Abang Jesme getting ready to slice a durian open
Inside the creamy, custardy - and stinky - flesh
Actually, I didn't mind the taste at all, and other guests on my table  gave me the low-down on the different grades and qualities of durian, and the prices to match.  Rimbun Dahan does grow its own durian, I can smell them as I walk long.  Apparently they drop when they are ripe so I'd better alter my route to the laundry room pretty soon. Other wonderful fruits on offer were fresh rambutans, mangosteens and a desert called 'ABC' or ais kacang. This brightly coloured desert basically consists of ice shaved by a machine (below),  with red beans, grass jelly, and cubes of agar agar topped with condensed or coconut milk and red rose syrup and brown sugar.  Mix it all

Special ice shaving machine
Well, it can't be that bad for you if it consists mostly of water....? 
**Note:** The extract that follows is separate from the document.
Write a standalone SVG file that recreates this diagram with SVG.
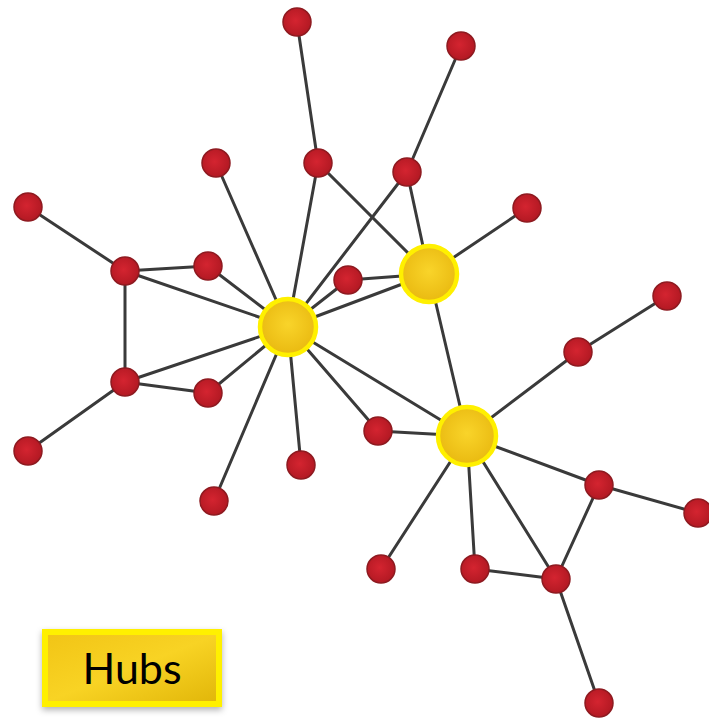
<svg xmlns="http://www.w3.org/2000/svg" width="709" height="721" viewBox="0 0 709 721">
<defs>
<radialGradient id="hubg" cx="0.5" cy="0.45" r="0.6">
<stop offset="0" stop-color="#F9D42A"/>
<stop offset="1" stop-color="#E8B70E"/>
</radialGradient>
<radialGradient id="redg" cx="0.45" cy="0.45" r="0.6">
<stop offset="0" stop-color="#D42430"/>
<stop offset="1" stop-color="#B01822"/>
</radialGradient>
<linearGradient id="boxg" x1="0" y1="0" x2="1" y2="1">
<stop offset="0" stop-color="#F2C516"/>
<stop offset="0.5" stop-color="#F8D324"/>
<stop offset="1" stop-color="#E2B70A"/>
</linearGradient>
<filter id="sh" x="-20%" y="-20%" width="140%" height="150%">
<feDropShadow dx="0" dy="3" stdDeviation="3" flood-color="#000" flood-opacity="0.3"/>
</filter>
</defs>
<style>
.e{stroke:#3a3a3a;stroke-width:3;fill:none;stroke-linecap:round}
.n{fill:url(#redg);stroke:#8e1a20;stroke-width:1.5}
.h{fill:url(#hubg);stroke:#FFF000;stroke-width:4.5}
.t{font-family:Lato,"Open Sans",sans-serif;font-size:43px;fill:#000}
</style>
<rect width="709" height="721" fill="#fff"/>
<g id="connectors">
<line class="e" x1="297" y1="22" x2="318" y2="163"/>
<line class="e" x1="461" y1="46" x2="407" y2="172"/>
<line class="e" x1="216" y1="163" x2="288" y2="327"/>
<line class="e" x1="318" y1="163" x2="288" y2="327"/>
<line class="e" x1="318" y1="163" x2="429" y2="274"/>
<line class="e" x1="407" y1="172" x2="288" y2="327"/>
<line class="e" x1="407" y1="172" x2="429" y2="274"/>
<line class="e" x1="28" y1="207" x2="125" y2="271"/>
<line class="e" x1="125" y1="271" x2="208" y2="266"/>
<line class="e" x1="125" y1="271" x2="288" y2="327"/>
<line class="e" x1="125" y1="271" x2="125" y2="382"/>
<line class="e" x1="208" y1="266" x2="288" y2="327"/>
<line class="e" x1="348" y1="280" x2="288" y2="327"/>
<line class="e" x1="348" y1="280" x2="429" y2="274"/>
<line class="e" x1="527" y1="208" x2="429" y2="274"/>
<line class="e" x1="288" y1="327" x2="429" y2="274"/>
<line class="e" x1="429" y1="274" x2="467" y2="436"/>
<line class="e" x1="667" y1="296" x2="578" y2="352"/>
<line class="e" x1="578" y1="352" x2="467" y2="436"/>
<line class="e" x1="125" y1="382" x2="288" y2="327"/>
<line class="e" x1="125" y1="382" x2="208" y2="393"/>
<line class="e" x1="125" y1="382" x2="28" y2="451"/>
<line class="e" x1="208" y1="393" x2="288" y2="327"/>
<line class="e" x1="378" y1="431" x2="288" y2="327"/>
<line class="e" x1="378" y1="431" x2="467" y2="436"/>
<line class="e" x1="301" y1="465" x2="288" y2="327"/>
<line class="e" x1="214" y1="501" x2="288" y2="327"/>
<line class="e" x1="288" y1="327" x2="467" y2="436"/>
<line class="e" x1="599" y1="485" x2="467" y2="436"/>
<line class="e" x1="599" y1="485" x2="698" y2="513"/>
<line class="e" x1="599" y1="485" x2="556" y2="579"/>
<line class="e" x1="381" y1="569" x2="467" y2="436"/>
<line class="e" x1="475" y1="569" x2="467" y2="436"/>
<line class="e" x1="475" y1="569" x2="556" y2="579"/>
<line class="e" x1="556" y1="579" x2="467" y2="436"/>
<line class="e" x1="556" y1="579" x2="599" y2="703"/>
</g>
<g id="nodes">
<g id="nA"><circle class="n" cx="297" cy="22" r="14"/></g>
<g id="nB"><circle class="n" cx="461" cy="46" r="14"/></g>
<g id="nC"><circle class="n" cx="216" cy="163" r="14"/></g>
<g id="nD"><circle class="n" cx="318" cy="163" r="14"/></g>
<g id="nE"><circle class="n" cx="407" cy="172" r="14"/></g>
<g id="nF"><circle class="n" cx="28" cy="207" r="14"/></g>
<g id="nG"><circle class="n" cx="527" cy="208" r="14"/></g>
<g id="nH"><circle class="n" cx="125" cy="271" r="14"/></g>
<g id="nI"><circle class="n" cx="208" cy="266" r="14"/></g>
<g id="nJ"><circle class="n" cx="348" cy="280" r="14"/></g>
<g id="nK"><circle class="n" cx="667" cy="296" r="14"/></g>
<g id="nL"><circle class="n" cx="578" cy="352" r="14"/></g>
<g id="nM"><circle class="n" cx="125" cy="382" r="14"/></g>
<g id="nN"><circle class="n" cx="208" cy="393" r="14"/></g>
<g id="nO"><circle class="n" cx="28" cy="451" r="14"/></g>
<g id="nP"><circle class="n" cx="378" cy="431" r="14"/></g>
<g id="nQ"><circle class="n" cx="301" cy="465" r="14"/></g>
<g id="nR"><circle class="n" cx="214" cy="501" r="14"/></g>
<g id="nS"><circle class="n" cx="599" cy="485" r="14"/></g>
<g id="nT"><circle class="n" cx="698" cy="513" r="14"/></g>
<g id="nU"><circle class="n" cx="381" cy="569" r="14"/></g>
<g id="nV"><circle class="n" cx="475" cy="569" r="14"/></g>
<g id="nW"><circle class="n" cx="556" cy="579" r="14"/></g>
<g id="nX"><circle class="n" cx="599" cy="703" r="14"/></g>
<g id="hub1"><circle class="h" cx="288" cy="327" r="28"/></g>
<g id="hub2"><circle class="h" cx="429" cy="274" r="28"/></g>
<g id="hub3"><circle class="h" cx="467" cy="436" r="29"/></g>
</g>
<g id="legend">
<rect x="42" y="629" width="180" height="78" fill="#FFF000" filter="url(#sh)"/>
<rect x="48" y="635" width="168" height="66" fill="url(#boxg)"/>
<text class="t" x="132" y="684" text-anchor="middle">Hubs</text>
</g>
</svg>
Anyway, my weekly encounters with wildlife....Yes, I have now met Mr and Mrs Tikus, who ran into my studio the other night hunting two little frogs who had hopped in from the renovated fishpond. I've never jumped on a chair so fast in my life. And I found this giant snail in the garden towards dusk just outside my door. Hard to tell the scale here but I think it was around 10cm or so. It looks like the introduced African Snail, Achatina fulica, but correct me if I am wrong.

Achatina fulica
Not nearly as exciting as the book I mentioned last week, "Camping and Tramping in Malaya" (1898).  So far I've learnt how to pack and smoke an opium pipe; how to prepare and chew betel leaf; how to erect a primitive overnight shelter in the jungle; grow and winnow rice; and, most importantly, how to dodge man-eating tigers - with graphic descriptions of what befalls the not-so-lucky.

And before you think I've just been spending my time reading, eating and socialising, I have include a photo of my studio with almost finished piece of work I started last week.

Yes, trying to hide under the table is Santan.......nakal!
Next week I promise I will have photos of the dyeing I have started and some of the other drawings I've been doing.

Until next week,


  1. Hi Julie
    I'm sure you are working quite hard and anyway making contacts and links into the local community is what your residency is also about.

    Oooh a National Textiles Museum, that's music to a textile artists heart.

    Has any new light been shed on the mystery of the disappearing snake? I'm sure something else saw it as an easy meal and took it away.

    Your time is certainly flying past. I'm enjoying reading your posts. Heavens only knows what tramping skills you'll be able to display on your return to Oz.

  2. Hi Leonie,
    The disappearing snake was taken by a tikus (a rat). Without CCTV I cannot be 100% certain, but I would say the circumstantial evidence is high! Especially since I saw two of them run into the studio the other night. Either that or a bat. We have some smallish bats here, so I may be pointing my finger in the wrong direction!
    Yes it would be great if Australia had a National Textiles Museum and I think that is an excellent subject for discussion amongst textiles practitioners, advocates, curators and collectors.
    I can't believe how quickly my time is going here either! It is easy to stay on the kampung and work, harder to force yourself to get out to KL and beyond, because half the time is taken with just travelling to and fro. However, you are right, it IS important to get a broader cultural overview, to network with other artists, and see contemporary Asian art in the galleries here. I will be going to check out the art scene in a couple of other cities, so will post these on the blog in the near future.
    By the way, congratulations on being short-listed for the Australian Craft Awards, best of luck.